Poster
in
Workshop: Models of Human Feedback for AI Alignment
Scalable Oversight by Accounting for Unreliable Feedback
Shivam Singhal · Cassidy Laidlaw · Anca Dragan
Fri 26 Jul midnight PDT — 8 a.m. PDT
Reward functions learned from human feedback serve as the training objective for RLHF, the current state-of-the-art approach for aligning large language models to our values; however, in practice, these reward models fail to robustly capture our desiderata. For instance, they often place more weight on the length of the output or agreement with the user and less on important features like factual correctness. A major reason behind these shortcomings of learned reward functions is the fact that human annotator feedback on which the models are trained is unreliable. Due to knowledge gaps, limited resources, cognitive biases, or other factors, annotators may not be able to accurately judge the model's outputs, and thus, their feedback may not be reliably aligned with their true preferences. Current proposals to address the challenges posed by unreliable feedback include asking annotators only easy questions that they can easily answer, providing them with an AI assistant during evaluation, and relying primarily on AI feedback with limited human supervision (e.g., constitutional AI).

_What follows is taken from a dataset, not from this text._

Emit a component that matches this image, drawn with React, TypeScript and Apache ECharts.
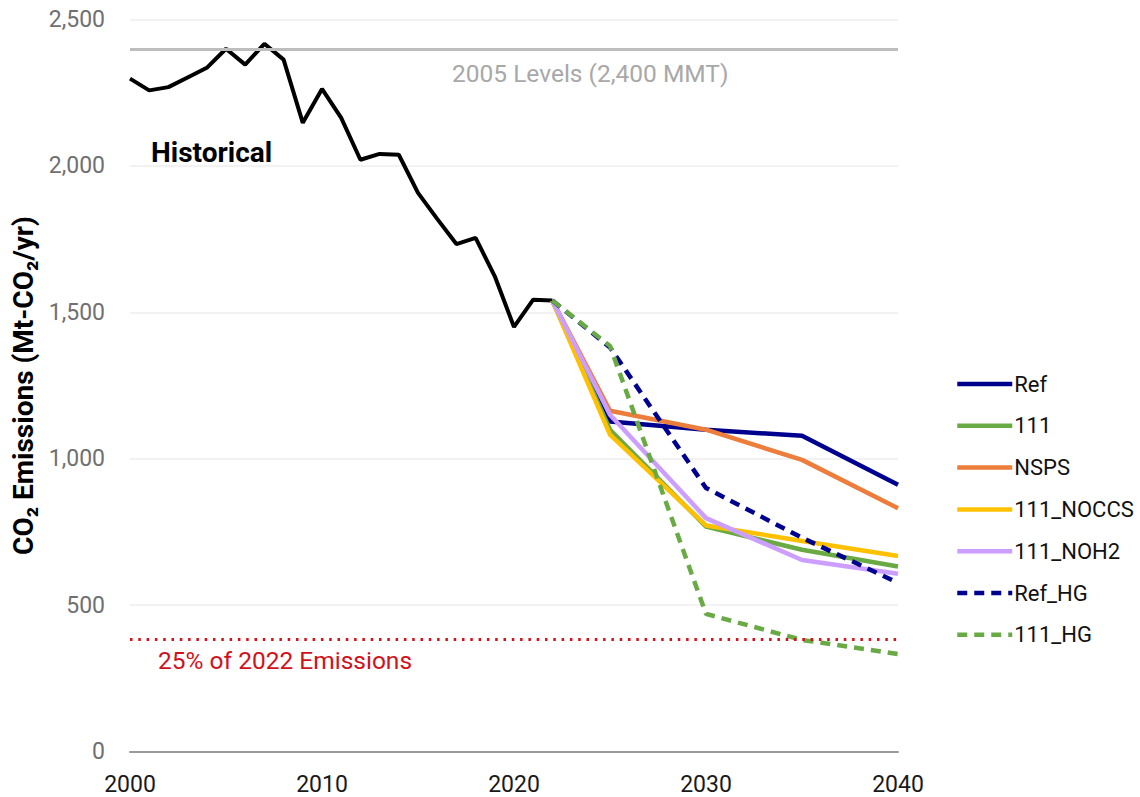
import React, { useEffect, useRef } from "react";
import * as echarts from "echarts";

const histYears = [2000, 2001, 2002, 2003, 2004, 2005, 2006, 2007, 2008, 2009, 2010, 2011, 2012, 2013, 2014, 2015, 2016, 2017, 2018, 2019, 2020, 2021, 2022];
const histValues = [2298, 2258, 2269, 2302, 2335, 2400, 2346, 2417, 2363, 2147, 2263, 2164, 2021, 2041, 2038, 1908, 1819, 1733, 1754, 1623, 1450, 1543, 1540];

const projYears = [2022, 2025, 2030, 2035, 2040];
const refValues = [1540, 1127, 1099, 1078, 911];
const s111Values = [1540, 1099, 768, 689, 632];
const nspsValues = [1540, 1164, 1099, 996, 831];
const noccsValues = [1540, 1082, 772, 719, 668];
const noh2Values = [1540, 1150, 797, 654, 607];
const refHGValues = [1540, 1380, 900, 730, 576];
const hgValues = [1540, 1385, 470, 381, 333];

const level2005 = 2400;
const level25pct = 385;

const xTicks = [2000, 2010, 2020, 2030, 2040];
const yTicks = [0, 500, 1000, 1500, 2000, 2500];

const FONT = "Roboto, 'Noto Sans', sans-serif";

function App() {
  const ref = useRef<HTMLDivElement>(null);
  useEffect(() => {
    if (!ref.current) return;
    const chart = echarts.init(ref.current, null, { renderer: "svg" });
    const pair = (xs: number[], ys: number[]) => xs.map((x, i) => [x, ys[i]]);
    const proj = (name: string, vals: number[], color: string, dashed = false) => ({
      name,
      type: "line",
      data: pair(projYears, vals),
      symbol: "none",
      lineStyle: { color, width: 4.5, type: dashed ? [10, 7] : "solid" },
      itemStyle: { color },
      z: dashed ? 4 : 3,
    });
    chart.setOption({
      animation: false,
      textStyle: { fontFamily: FONT },
      grid: { left: 130, right: 242, top: 19.5, bottom: 45.5, containLabel: false },
      xAxis: {
        type: "value",
        min: xTicks[0],
        max: xTicks[xTicks.length - 1],
        interval: 10,
        axisLine: { show: true, onZero: false, lineStyle: { color: "#9a9a9a", width: 2 } },
        axisTick: { show: false },
        splitLine: { show: false },
        axisLabel: {
          color: "#1a1a1a",
          fontSize: 23,
          margin: 21,
          formatter: (v: number) => String(v),
        },
      },
      yAxis: {
        type: "value",
        min: yTicks[0],
        max: yTicks[yTicks.length - 1],
        interval: 500,
        axisLine: { show: false },
        axisTick: { show: false },
        splitLine: { show: true, lineStyle: { color: "#eeeeee", width: 1.5 } },
        axisLabel: {
          color: "#707070",
          fontSize: 23,
          margin: 25,
          formatter: (v: number) => v.toLocaleString("en-US"),
        },
        name: "CO₂ Emissions (Mt-CO₂/yr)",
        nameLocation: "middle",
        nameGap: 87,
        nameTextStyle: { color: "#000", fontSize: 28, fontWeight: "bold" },
      },
      legend: {
        orient: "vertical",
        left: 955,
        top: 373,
        padding: 0,
        itemWidth: 55,
        itemHeight: 5,
        itemGap: 19.8,
        itemStyle: { opacity: 0 },
        lineStyle: { width: 4.5 },
        textStyle: { color: "#111", fontSize: 22, padding: [0, 0, 0, -3] },
        data: ["Ref", "111", "NSPS", "111_NOCCS", "111_NOH2", "Ref_HG", "111_HG"],
      },
      series: [
        {
          name: "Historical",
          type: "line",
          data: pair(histYears, histValues),
          symbol: "none",
          lineStyle: { color: "#000", width: 4 },
          itemStyle: { color: "#000" },
          z: 2,
          markLine: {
            silent: true,
            symbol: "none",
            label: { show: false },
            data: [
              { yAxis: level2005, lineStyle: { color: "#bdbdbd", width: 3, type: "solid" } },
              { yAxis: level25pct, lineStyle: { color: "#d0121b", width: 3, type: [2.5, 5.8] } },
            ],
          },
        },
        proj("Ref", refValues, "#00008f"),
        proj("111", s111Values, "#6aaa45"),
        proj("NSPS", nspsValues, "#ed7d3a"),
        proj("111_NOCCS", noccsValues, "#ffc000"),
        proj("111_NOH2", noh2Values, "#cc9eff"),
        proj("Ref_HG", refHGValues, "#00008f", true),
        proj("111_HG", hgValues, "#6aaa45", true),
      ],
      graphic: [
        {
          type: "text",
          x: 452,
          y: 73,
          style: { text: "2005 Levels (2,400 MMT)", fill: "#a8a8a8", fontSize: 24.5, fontFamily: FONT, verticalAlign: "middle" },
        },
        {
          type: "text",
          x: 151,
          y: 152,
          style: { text: "Historical", fill: "#000", fontSize: 28, fontWeight: "bold", fontFamily: FONT, verticalAlign: "middle" },
        },
        {
          type: "text",
          x: 158,
          y: 660,
          style: { text: "25% of 2022 Emissions", fill: "#d0121b", fontSize: 24.5, fontFamily: FONT, verticalAlign: "middle" },
        },
      ],
    });
    return () => chart.dispose();
  }, []);
  return <div ref={ref} style={{ width: 1140, height: 797, position: "absolute", left: 0, top: 0 }} />;
}

export default App;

However, it remains unclear how practical and scalable these approaches are. We identify a complementary strategy that can easily be incorporated into existing alignment methods (e.g., RLHF, DPO, etc.): explicitly modeling the annotators’ knowledge and judgment in order to better learn from unreliable feedback. In particular, we propose an adjustment to the Bradley-Terry model used in preference learning that accounts for how well an annotator’s feedback is expected to match their true values or preferences. We test our approach in a setting where annotators are likely to provide unreliable feedback, and we find that it results in preference models that assign higher value to important characteristics, like factuality, than existing methods.